Adobe’s Portable Document Format (PDF) has become the standard for electronic documents. Academic and collegiate papers, business write-ups and fact sheets, advertisements for print, and anything else meant to be viewed as a final product make use of the PDF standard. End users cannot easily change the text of a PDF document, so most come to expect a degree of integrity present in all PDF documents encountered. Nevertheless, content masking attacks were discovered against the content integrity of PDF documents themselves. Specifically, these attacks cause humans to view a masked version of the content these computer systems read. This project will create techniques and tools to deal with content masking attacks against document integrity, and has the potential to significantly impact on the research and engineering effort in the field of document security, due to the wide use of digital documents in government and commercial entities. With the substantial security enhancement for PDF content integrity, the project could promote the wide adoption of PDF content verification tools in today's data loss prevention systems.
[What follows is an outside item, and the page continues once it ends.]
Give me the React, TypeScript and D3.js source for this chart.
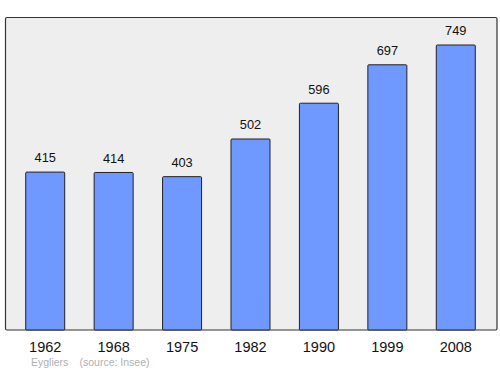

This project will improve the state-of-the-art in document security via creating a set of defense tools to assure the integrity of documents. The research team aims at (i) designing a lightweight PDF font verification tool that can effectively verify the integrity of font files embedded into documents; (ii) understanding the impact of adversarial machine learning on document integrity; (iii) creating an advanced content verification tool, which integrates functionalities of random partition, feature extraction, and decision aggregation, to address content masking attacks leveraging the adversarial machine learning techniques; and (iv) performing comprehensive evaluation to ensure the efficiency, reliability, and security of the designed content integrity verification tools.
This award reflects NSF's statutory mission and has been deemed worthy of support through evaluation using the Foundation's intellectual merit and broader impacts review criteria.